Ms Barham said it was former Labor lands minister Tony Kelly ‘who removed Tweed Shire Council as trustees of the Crown reserve in 2004 and then proposed leasing the site for a major development by Leighton Holdings, which thankfully fell through.’

Save Lot 490 spokesman and local Labor identity Ron Cooper said no-one had opposed the land claim and it was the state government that ‘seemed to have come up with a scheme to block it’.

Mr Cooper said that soon after the land claim was lodged, the government ‘secretly moved Lot 490 from the Crown Land Register to the Government Property Register’ which many thought would sink the land claim.

Mr Cooper recently told Echonetdaily that if the land claim succeeded, Lot 490 could still be developed into a resort.

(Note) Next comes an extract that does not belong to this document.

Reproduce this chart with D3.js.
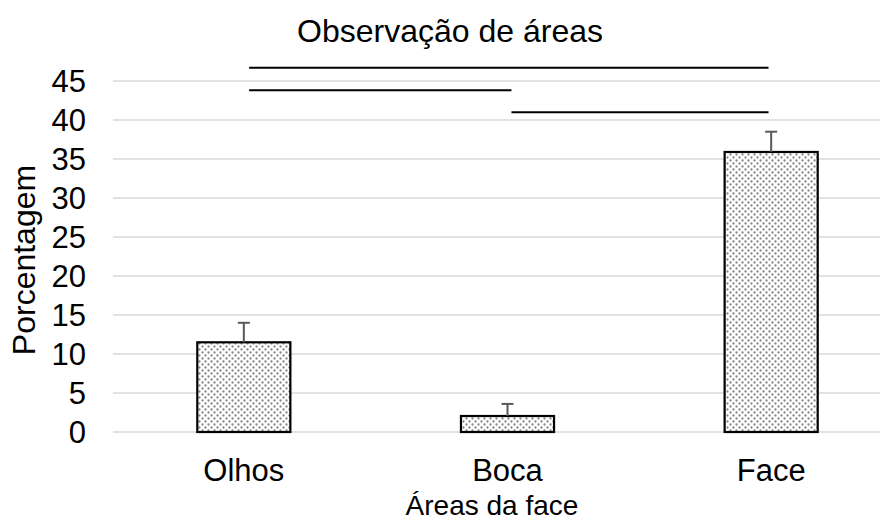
<!DOCTYPE html>
<html>
<head>
<meta charset="utf-8">
<script src="https://cdn.jsdelivr.net/npm/d3@7"></script>
<style>
  body { margin: 0; background: #fff; }
  text { font-family: "Liberation Sans", Arial, sans-serif; fill: #000; }
</style>
</head>
<body>
<div id="chart"></div>
<script>
// dados
const categories = ["Olhos", "Boca", "Face"];
const values = [11.5, 2.05, 35.9];
const errors = [2.5, 1.55, 2.6];
const yTicks = [0, 5, 10, 15, 20, 25, 30, 35, 40, 45];
// linhas de comparação: posição em índice de categoria e altura em %
const compFrom = [0.02, 0.02, 1.015];
const compTo = [1.99, 1.015, 1.99];
const compY = [46.7, 43.8, 41.0];

const width = 888, height = 526;

const svg = d3.select("#chart").append("svg")
    .attr("width", width)
    .attr("height", height);

// padrão pontilhado das barras
const defs = svg.append("defs");
const pat = defs.append("pattern")
    .attr("id", "dots")
    .attr("patternUnits", "userSpaceOnUse")
    .attr("width", 6)
    .attr("height", 6);
pat.append("rect").attr("width", 6).attr("height", 6).attr("fill", "#fff");
pat.append("circle").attr("cx", 1.5).attr("cy", 1.5).attr("r", 1.15).attr("fill", "#858585");
pat.append("circle").attr("cx", 4.5).attr("cy", 4.5).attr("r", 1.15).attr("fill", "#858585");

const y = d3.scaleLinear().domain([0, 45]).range([432, 81]);
const x = d3.scaleBand().domain(categories).range([112, 903]).padding(0);
const xi = d3.scaleLinear().domain([0, 2]).range([112 + x.bandwidth() / 2, 112 + x.bandwidth() * 2.5]);
const barW = x.bandwidth() * 0.353;

// grade
svg.append("g")
    .selectAll("line")
    .data(yTicks)
    .enter().append("line")
    .attr("x1", 113)
    .attr("x2", 880)
    .attr("y1", d => y(d))
    .attr("y2", d => y(d))
    .attr("stroke", "#d9d9d9")
    .attr("stroke-width", 1.5);

// rótulos do eixo y
svg.append("g")
    .selectAll("text")
    .data(yTicks)
    .enter().append("text")
    .attr("x", 86)
    .attr("y", d => y(d))
    .attr("dy", "0.35em")
    .attr("text-anchor", "end")
    .style("font-size", "31px")
    .text(d => d);

// barras
svg.append("g")
    .selectAll("rect")
    .data(values)
    .enter().append("rect")
    .attr("x", (d, i) => x(categories[i]) + x.bandwidth() / 2 - barW / 2)
    .attr("y", d => y(d))
    .attr("width", barW)
    .attr("height", d => y(0) - y(d))
    .attr("fill", "url(#dots)")
    .attr("stroke", "#000")
    .attr("stroke-width", 2.2);

// barras de erro
const err = svg.append("g").attr("stroke", "#595959").attr("stroke-width", 2);
values.forEach((v, i) => {
    const cx = x(categories[i]) + x.bandwidth() / 2;
    err.append("line")
        .attr("x1", cx).attr("x2", cx)
        .attr("y1", y(v)).attr("y2", y(v + errors[i]));
    err.append("line")
        .attr("x1", cx - 6).attr("x2", cx + 6)
        .attr("y1", y(v + errors[i])).attr("y2", y(v + errors[i]));
});

// linhas de significância
svg.append("g")
    .selectAll("line")
    .data(compY)
    .enter().append("line")
    .attr("x1", (d, i) => xi(compFrom[i]))
    .attr("x2", (d, i) => xi(compTo[i]))
    .attr("y1", d => y(d))
    .attr("y2", d => y(d))
    .attr("stroke", "#000")
    .attr("stroke-width", 2);

// rótulos das categorias
svg.append("g")
    .selectAll("text")
    .data(categories)
    .enter().append("text")
    .attr("x", d => x(d) + x.bandwidth() / 2)
    .attr("y", 481)
    .attr("text-anchor", "middle")
    .style("font-size", "31px")
    .text(d => d);

// títulos
svg.append("text")
    .attr("x", 450)
    .attr("y", 42)
    .attr("text-anchor", "middle")
    .style("font-size", "32px")
    .text("Observação de áreas");

svg.append("text")
    .attr("x", 492)
    .attr("y", 515)
    .attr("text-anchor", "middle")
    .style("font-size", "28px")
    .text("Áreas da face");

svg.append("text")
    .attr("transform", "translate(35,260) rotate(-90)")
    .attr("text-anchor", "middle")
    .style("font-size", "32px")
    .text("Porcentagem");
</script>
</body>
</html>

’Back in the early 2000s, the land council negotiated for a golf resort on their land at Fingal. This was narrowly defeated by Land Council members in 2005,’ he said.

‘The next year the chairperson of the land council confirmed a proposal to develop 200 residential blocks. This faltered because of environmental constraints.’

This morning, Mr Cooper said ‘it will be important that the land council tell the 16,000 petitioners what they have in mind for lot 490.note:there was no claim on lot 490 until after our petition commenced-there could have been a claim on this land since 1983.’

‘The land is zoned for tourist development. Council has a draft zoning for environmental protection passed by resolution,’ Mr Cooper said.

Ms Barham welcomed Mr Provest’s announcement, saying it was ‘great news’ and that she was confident land council members would work in with the wider community over the uses of the land.

She said land council members had been committed to protecting the sensitive Fingal Head environment for years.

Echonetdaily has sought comment from the land council.

Mr Provest said the state minister for aboriginal affairs, Leslie Williams recently met with the Tweed Byron Local Aboriginal Land Council, ‘who identified the determination of Lot 490 as a key priority’.

‘This decision is welcome as the land claims process exists as a compensatory measure to provide economic, social and cultural benefit to Aboriginal Communities’, Ms Williams said.